Early Retirement
Good News: Stocks Are Down!
When the headlines are screaming
“Dow Plummets!” and “S&P 500 Hits
New Lows!” you should be smiling and
thinking to yourself, “Blowout Sale on
Stocks! Limited Time Only!”

Until we retired, we always welcomed
bad news in the markets. Why?
Because bad news is actually good
news for beginning and middle-years
investors. Bad news spells opportunity.

This may seem counterintuitive but it makes perfect sense once you think
about it. If you had bought stocks at the depths of the Great Recession in
March 2009, for instance, when the Dow stood at around 6,500, you would
have been participating in an amazing 50% off sale. If you could buy the latest
iPhone for half off, wouldn’t you think it was a great deal? And yet we don’t
always bring that same logic to our investments.

As a beginning investor, your time horizon is so long that you should be
excited about bad financial news.
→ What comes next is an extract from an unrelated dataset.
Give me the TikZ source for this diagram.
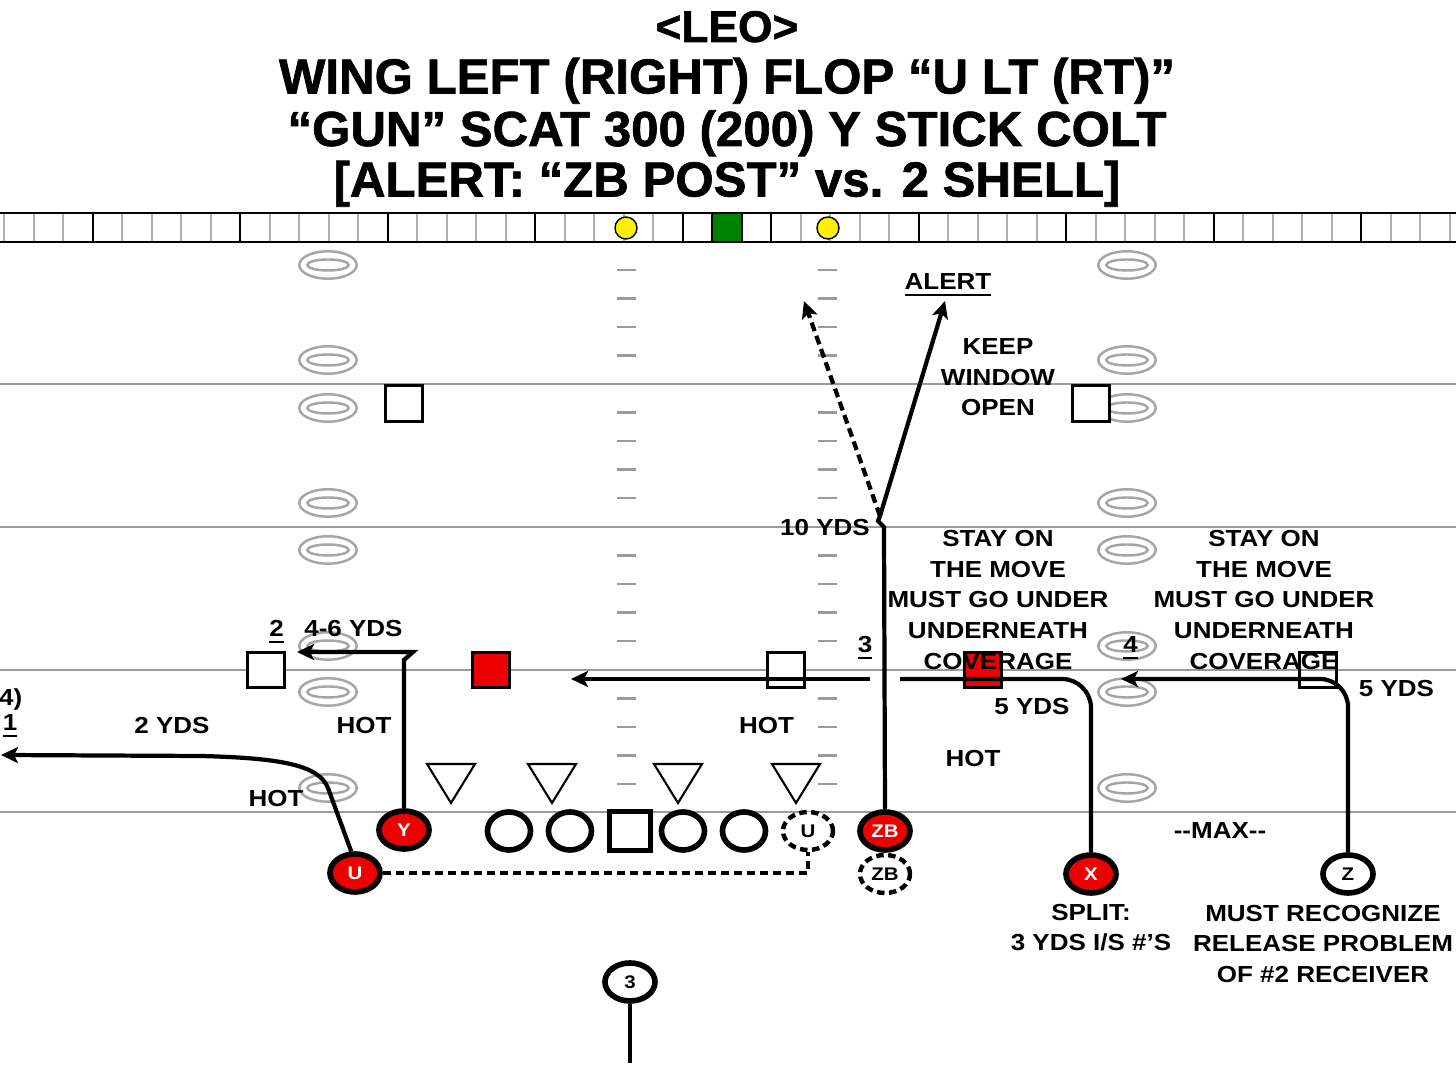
\documentclass[tikz,border=0pt]{standalone}
\usepackage{fontspec}
\setmainfont{Liberation Sans}
\newfontfamily\lblfam{Liberation Sans}[FakeStretch=1.12]
\newfontfamily\ttlfam{Liberation Sans}[BoldFeatures={FakeBold=1.3}]
\usetikzlibrary{arrows.meta,shapes.geometric}
\definecolor{pred}{RGB}{236,0,0}
\definecolor{pgreen}{RGB}{0,128,0}
\definecolor{pyellow}{RGB}{255,240,0}
\definecolor{fgrey}{RGB}{155,155,155}
\definecolor{ogrey}{RGB}{165,165,165}
\definecolor{sgrey}{RGB}{175,175,175}
\tikzset{
  lbl/.style={font=\lblfam\bfseries\fontsize{6.6}{8.7}\selectfont, inner sep=0pt, align=center},
  ttl/.style={font=\ttlfam\bfseries\fontsize{14}{16}\selectfont, inner sep=0pt, anchor=base},
  plr/.style={ellipse, draw=black, line width=1.6pt, minimum width=0.5cm, minimum height=0.38cm,
              inner sep=0pt, font=\lblfam\bfseries\fontsize{5.2}{6}\selectfont},
  plred/.style={plr, fill=pred, text=white},
  pldash/.style={plr, fill=white, line width=1.25pt, dash pattern=on 0.075cm off 0.045cm},
  olmen/.style={ellipse, draw=black, fill=white, line width=1.6pt, minimum width=0.43cm, minimum height=0.38cm, inner sep=0pt},
  cbox/.style={rectangle, draw=black, fill=white, line width=1.6pt, minimum width=0.41cm, minimum height=0.39cm, inner sep=0pt},
  dsq/.style={rectangle, draw=black, fill=white, line width=0.75pt, minimum width=0.375cm, minimum height=0.355cm, inner sep=0pt},
  tri/.style={draw=black, fill=white, line width=0.6pt, line join=miter},
  route/.style={draw=black, line width=1.2pt},
  droute/.style={route, dash pattern=on 0.09cm off 0.05cm},
  dline/.style={draw=black, line width=1pt, dash pattern=on 0.08cm off 0.05cm},
  yardln/.style={draw=fgrey, line width=0.55pt},
  hashmk/.style={draw=fgrey, line width=0.65pt},
  ovalln/.style={draw=ogrey, line width=0.7pt},
  >={Stealth[length=0.17cm,width=0.16cm,inset=0.04cm]}
}
\begin{document}
\begin{tikzpicture}[x=0.01cm,y=-0.01cm]
\useasboundingbox (0,0) rectangle (1456,1092);
\clip (0,0) rectangle (1456,1092);
\fill[white] (0,0) rectangle (1456,1092);

% ---------- title ----------
\node[ttl, font=\ttlfam\bfseries\fontsize{12.6}{14}\selectfont] (t1) at (727,42) {<LEO>};
\node[ttl] (t2) at (727,93.5) {WING LEFT (RIGHT) FLOP “U LT (RT)”};
\node[ttl] (t3) at (727,146) {“GUN” SCAT 300 (200) Y STICK COLT};
\node[ttl] (t4) at (727,196.5) {[ALERT: “ZB POST” vs. 2 SHELL]};

% ---------- sideline strip ----------
\foreach \o in {-24.5,-23.5,...,24.5}
  \draw[draw=sgrey, line width=0.45pt] ({727+\o*29.5},213) -- ({727+\o*29.5},242);
\foreach \o in {-21.5,-16.5,-11.5,-6.5,-1.5,1.5,6.5,11.5,16.5,21.5}
  \draw[black, line width=0.6pt] ({727+\o*29.5},213) -- ({727+\o*29.5},242);
\draw[black, line width=0.7pt] (-2,213) rectangle (1458,242);
\filldraw[fill=pgreen, draw=black, line width=0.5pt] (712.25,213) rectangle (741.75,242);
\filldraw[fill=pyellow, draw=black, line width=0.4pt] (626,228) circle [radius=0.11cm];
\filldraw[fill=pyellow, draw=black, line width=0.4pt] (828,228) circle [radius=0.11cm];

% ---------- field ----------
\foreach \y in {384,527,670,812} \draw[yardln] (0,\y) -- (1456,\y);
\foreach \y in {269.9,298.4,327,355.5,412.5,441,469.6,498,555.5,584,612.6,641,698.5,727,755.5,784} {
  \draw[hashmk] (617,\y) -- (636,\y);
  \draw[hashmk] (818,\y) -- (837,\y);
}
\foreach \x in {328,1127} \foreach \y in {265,360,408,503,550,646,692,788} {
  \draw[ovalln] (\x,\y) ellipse [x radius=0.287cm, y radius=0.137cm];
  \draw[ovalln] (\x,\y) ellipse [x radius=0.207cm, y radius=0.055cm];
}

% ---------- defense ----------
\node[dsq] (D1) at (404,403.5) {};
\node[dsq] (D2) at (1091,403.5) {};
\node[dsq] (D3) at (266,670) {};
\node[dsq, fill=pred] (D4) at (491,670) {};
\node[dsq] (D5) at (786,670) {};
\node[dsq, fill=pred] (D6) at (983,670) {};
\node[dsq, fill=none] (D7) at (1318,670) {};
\foreach \x in {451,552,678,796}
  \draw[tri] (\x-24,764) -- (\x+24,764) -- (\x,803) -- cycle;

% ---------- offense ----------
\node[olmen] (LT) at (509,831) {};
\node[olmen] (LG) at (570,831) {};
\node[cbox] (C) at (630,831) {};
\node[olmen] (RG) at (683,831) {};
\node[olmen] (RT) at (744,831) {};
\node[pldash] (Ud) at (808,831) {U};
\node[pldash] (ZBd) at (885,874) {ZB};
\node[plred] (Y) at (404,830) {Y};
\node[plred] (U) at (355,873) {U};
\node[plred] (ZB) at (885,831) {ZB};
\node[plred] (X) at (1091,874) {X};
\node[plr, fill=white] (Z) at (1348,874) {Z};
\node[plr, fill=white] (B3) at (630,982) {3};

% ---------- route end points ----------
\coordinate (b3end) at (630,1063);
\coordinate (uend) at (1,755);
\coordinate (ybreak) at (404,660);
\coordinate (yend) at (297,652);
\coordinate (zbtop) at (884,527);
\coordinate (zbkink) at (880,516);
\coordinate (alertend) at (945,301);
\coordinate (postend) at (804,301);
\coordinate (threestart) at (870,679);
\coordinate (threeend) at (571,679);
\coordinate (xend) at (900,679);
\coordinate (zend) at (1121,679);

% ---------- routes ----------
\draw[route] (B3.south) -- (b3end);
\draw[route,->] (U.100) -- (328,788) .. controls (319,766) and (285,758) .. (200,756) -- (uend);
\draw[route,->] (Y.north) -- (ybreak) -- (413,652) -- (yend);
\draw[route] (ZB.north) -- (zbtop) -- (878,521) -- (zbkink);
\draw[route,->] (zbkink) -- (alertend);
\draw[droute,->] (zbkink) -- (postend);
\draw[route,->] (threestart) -- (threeend);
\draw[route, rounded corners=0.29cm] (X.north) |- (xend);
\draw[route, rounded corners=0.28cm, ->] (Z.north) |- (zend);
\draw[dline] (U.east) -| (Ud.south);

% ---------- labels ----------
\node[lbl, anchor=base] (lalert) at (948,290) {\underline{ALERT}};
\node[lbl] (lkeep) at (998,377.5) {KEEP\\WINDOW\\OPEN};
\node[lbl, anchor=base] (l10) at (825,536) {10 YDS};
\node[lbl] (lstay1) at (998,600) {STAY ON\\THE MOVE\\MUST GO UNDER\\UNDERNEATH\\COVERAGE};
\node[lbl] (lstay2) at (1264,600) {STAY ON\\THE MOVE\\MUST GO UNDER\\UNDERNEATH\\COVERAGE};
\node[lbl, anchor=base] (l3) at (865,653) {\underline{3}};
\node[lbl, anchor=base] (l4) at (1130.5,653) {\underline{4}};
\node[lbl, anchor=base] (l2) at (276.5,637) {\underline{2}};
\node[lbl, anchor=base] (l46) at (353.5,637) {4-6 YDS};
\node[lbl, anchor=base east] (l4p) at (23,706) {4)};
\node[lbl, anchor=base] (l1) at (10,731) {\underline{1}};
\node[lbl, anchor=base] (l2y) at (172,734) {2 YDS};
\node[lbl, anchor=base] (lhot1) at (364,734) {HOT};
\node[lbl, anchor=base] (lhot2) at (276,807) {HOT};
\node[lbl, anchor=base] (lhot3) at (766.5,734) {HOT};
\node[lbl, anchor=base] (lhot4) at (973,767) {HOT};
\node[lbl, anchor=base] (l5a) at (1032,715) {5 YDS};
\node[lbl, anchor=base] (l5b) at (1396.5,697) {5 YDS};
\node[lbl, anchor=base] (lmax) at (1220,839) {-{}-MAX-{}-};
\node[lbl] (lsplit) at (1091,927.5) {SPLIT:\\3 YDS I/S \#’S};
\node[lbl] (lmust) at (1323,944) {MUST RECOGNIZE\\RELEASE PROBLEM\\OF \#2 RECEIVER};
\end{tikzpicture}
\end{document}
It means you get to buy more shares for less
money. If stock prices stayed depressed for another decade, that would be
fine from your standpoint. Bear markets are like extended sales at your
favorite store: scoop up as many deals as you can while the getting is good.

As early retirees in the making, we did our best investing during the bear
market of 2000-2002 when the S&P 500 was down -9%, -12%, and -22%. We
kept on buying throughout, knowing that in the long run our strategy of
consistent investing would bear out (bad pun). From 2003 to 2006 the S&P
500 gained 29%, 11%, 5%, and 16%. Our nest egg grew rapidly under these
conditions.

While it might be psychologically challenging to watch your investments soar
and plummet repeatedly, all that really matters is where your investments
stand WHEN YOU CASH THEM OUT. We can't emphasize this point enough.
What you really want is for the stock market to go on a major tear in the last
five years of your investment plan -- or shortly after you retire. Then all those
shares you purchased at low low prices are suddenly going to bear remarkable
fruit.

The takeaway lesson is this: Keep investing – or invest more – when the
markets are down and you'll reap big rewards later on. Keep reminding
yourself the markets have to go up eventually. If you have a 15- to 20-year
time horizon, you’re almost certain to be proven right.